━━ STORED DATA ━━

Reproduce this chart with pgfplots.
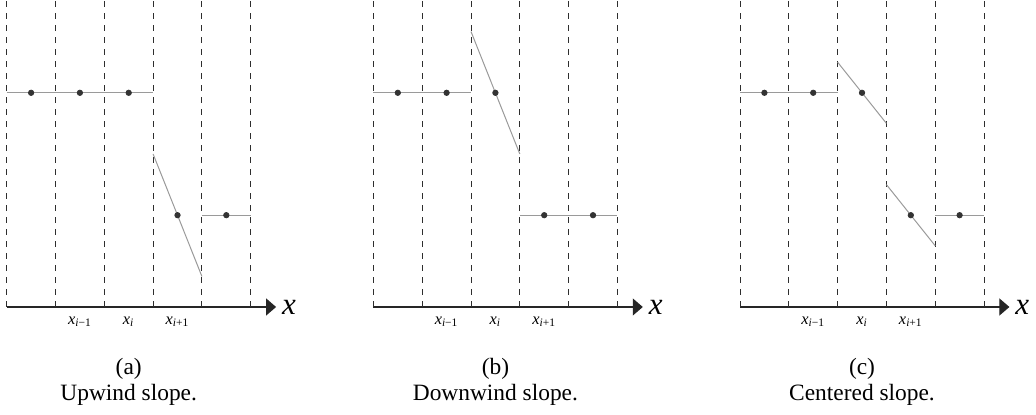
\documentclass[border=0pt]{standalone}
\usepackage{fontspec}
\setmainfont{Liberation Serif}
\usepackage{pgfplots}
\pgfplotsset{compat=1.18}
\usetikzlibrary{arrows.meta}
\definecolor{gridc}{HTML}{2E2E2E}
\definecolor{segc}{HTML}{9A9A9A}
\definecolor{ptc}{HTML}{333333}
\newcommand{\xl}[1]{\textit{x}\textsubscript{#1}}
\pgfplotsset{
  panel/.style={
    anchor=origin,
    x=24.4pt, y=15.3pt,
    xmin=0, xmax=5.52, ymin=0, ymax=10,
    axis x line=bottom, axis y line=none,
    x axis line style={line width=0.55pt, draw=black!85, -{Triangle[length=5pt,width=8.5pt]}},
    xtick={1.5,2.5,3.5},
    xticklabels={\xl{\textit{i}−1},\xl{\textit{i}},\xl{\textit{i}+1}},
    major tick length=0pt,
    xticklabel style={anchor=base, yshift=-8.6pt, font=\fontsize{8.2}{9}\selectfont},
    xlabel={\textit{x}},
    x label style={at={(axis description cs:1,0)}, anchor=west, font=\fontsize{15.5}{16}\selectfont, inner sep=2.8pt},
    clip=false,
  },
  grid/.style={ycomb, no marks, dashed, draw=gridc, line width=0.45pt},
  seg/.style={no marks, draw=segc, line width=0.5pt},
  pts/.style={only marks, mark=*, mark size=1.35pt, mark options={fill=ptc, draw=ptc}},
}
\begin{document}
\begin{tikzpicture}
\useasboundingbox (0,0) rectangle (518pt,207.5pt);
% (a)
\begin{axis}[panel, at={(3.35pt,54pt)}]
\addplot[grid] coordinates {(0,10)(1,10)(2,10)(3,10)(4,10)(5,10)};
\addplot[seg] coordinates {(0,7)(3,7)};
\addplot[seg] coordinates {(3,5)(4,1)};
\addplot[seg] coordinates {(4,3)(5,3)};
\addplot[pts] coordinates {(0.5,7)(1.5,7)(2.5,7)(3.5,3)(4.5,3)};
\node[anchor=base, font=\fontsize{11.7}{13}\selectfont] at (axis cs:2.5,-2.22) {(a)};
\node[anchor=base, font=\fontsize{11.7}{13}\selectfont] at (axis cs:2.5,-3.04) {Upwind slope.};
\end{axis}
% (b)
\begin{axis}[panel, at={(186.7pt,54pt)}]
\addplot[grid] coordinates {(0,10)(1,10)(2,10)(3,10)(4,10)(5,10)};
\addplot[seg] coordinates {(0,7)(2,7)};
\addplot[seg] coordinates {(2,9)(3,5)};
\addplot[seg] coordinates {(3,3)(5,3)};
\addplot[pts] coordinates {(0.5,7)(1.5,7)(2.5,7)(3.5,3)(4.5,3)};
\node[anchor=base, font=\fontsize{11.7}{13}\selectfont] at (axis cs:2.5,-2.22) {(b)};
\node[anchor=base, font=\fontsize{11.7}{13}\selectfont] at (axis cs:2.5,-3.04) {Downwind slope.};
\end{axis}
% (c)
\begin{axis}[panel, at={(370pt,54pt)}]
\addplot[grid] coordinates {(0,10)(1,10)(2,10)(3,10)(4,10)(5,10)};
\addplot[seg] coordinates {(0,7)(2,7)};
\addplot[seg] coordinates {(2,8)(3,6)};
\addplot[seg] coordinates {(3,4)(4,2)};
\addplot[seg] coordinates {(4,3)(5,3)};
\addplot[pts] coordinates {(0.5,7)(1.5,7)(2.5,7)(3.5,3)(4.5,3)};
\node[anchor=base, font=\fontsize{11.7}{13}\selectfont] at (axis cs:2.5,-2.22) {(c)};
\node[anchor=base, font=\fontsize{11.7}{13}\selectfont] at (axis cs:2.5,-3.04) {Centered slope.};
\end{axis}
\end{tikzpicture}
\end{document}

━━━

▸ STATED TASK
Leave out the pictures and transcribe everything else exactly.

▸ ANSWER IN FULL
Reproduce this chart with pgfplots.
\documentclass[border=0pt]{standalone}
\usepackage{fontspec}
\setmainfont{Liberation Serif}
\usepackage{pgfplots}
\pgfplotsset{compat=1.18}
\usetikzlibrary{arrows.meta}
\definecolor{gridc}{HTML}{2E2E2E}
\definecolor{segc}{HTML}{9A9A9A}
\definecolor{ptc}{HTML}{333333}
\newcommand{\xl}[1]{\textit{x}\textsubscript{#1}}
\pgfplotsset{
  panel/.style={
    anchor=origin,
    x=24.4pt, y=15.3pt,
    xmin=0, xmax=5.52, ymin=0, ymax=10,
    axis x line=bottom, axis y line=none,
    x axis line style={line width=0.55pt, draw=black!85, -{Triangle[length=5pt,width=8.5pt]}},
    xtick={1.5,2.5,3.5},
    xticklabels={\xl{\textit{i}−1},\xl{\textit{i}},\xl{\textit{i}+1}},
    major tick length=0pt,
    xticklabel style={anchor=base, yshift=-8.6pt, font=\fontsize{8.2}{9}\selectfont},
    xlabel={\textit{x}},
    x label style={at={(axis description cs:1,0)}, anchor=west, font=\fontsize{15.5}{16}\selectfont, inner sep=2.8pt},
    clip=false,
  },
  grid/.style={ycomb, no marks, dashed, draw=gridc, line width=0.45pt},
  seg/.style={no marks, draw=segc, line width=0.5pt},
  pts/.style={only marks, mark=*, mark size=1.35pt, mark options={fill=ptc, draw=ptc}},
}
\begin{document}
\begin{tikzpicture}
\useasboundingbox (0,0) rectangle (518pt,207.5pt);
% (a)
\begin{axis}[panel, at={(3.35pt,54pt)}]
\addplot[grid] coordinates {(0,10)(1,10)(2,10)(3,10)(4,10)(5,10)};
\addplot[seg] coordinates {(0,7)(3,7)};
\addplot[seg] coordinates {(3,5)(4,1)};
\addplot[seg] coordinates {(4,3)(5,3)};
\addplot[pts] coordinates {(0.5,7)(1.5,7)(2.5,7)(3.5,3)(4.5,3)};
\node[anchor=base, font=\fontsize{11.7}{13}\selectfont] at (axis cs:2.5,-2.22) {(a)};
\node[anchor=base, font=\fontsize{11.7}{13}\selectfont] at (axis cs:2.5,-3.04) {Upwind slope.};
\end{axis}
% (b)
\begin{axis}[panel, at={(186.7pt,54pt)}]
\addplot[grid] coordinates {(0,10)(1,10)(2,10)(3,10)(4,10)(5,10)};
\addplot[seg] coordinates {(0,7)(2,7)};
\addplot[seg] coordinates {(2,9)(3,5)};
\addplot[seg] coordinates {(3,3)(5,3)};
\addplot[pts] coordinates {(0.5,7)(1.5,7)(2.5,7)(3.5,3)(4.5,3)};
\node[anchor=base, font=\fontsize{11.7}{13}\selectfont] at (axis cs:2.5,-2.22) {(b)};
\node[anchor=base, font=\fontsize{11.7}{13}\selectfont] at (axis cs:2.5,-3.04) {Downwind slope.};
\end{axis}
% (c)
\begin{axis}[panel, at={(370pt,54pt)}]
\addplot[grid] coordinates {(0,10)(1,10)(2,10)(3,10)(4,10)(5,10)};
\addplot[seg] coordinates {(0,7)(2,7)};
\addplot[seg] coordinates {(2,8)(3,6)};
\addplot[seg] coordinates {(3,4)(4,2)};
\addplot[seg] coordinates {(4,3)(5,3)};
\addplot[pts] coordinates {(0.5,7)(1.5,7)(2.5,7)(3.5,3)(4.5,3)};
\node[anchor=base, font=\fontsize{11.7}{13}\selectfont] at (axis cs:2.5,-2.22) {(c)};
\node[anchor=base, font=\fontsize{11.7}{13}\selectfont] at (axis cs:2.5,-3.04) {Centered slope.};
\end{axis}
\end{tikzpicture}
\end{document}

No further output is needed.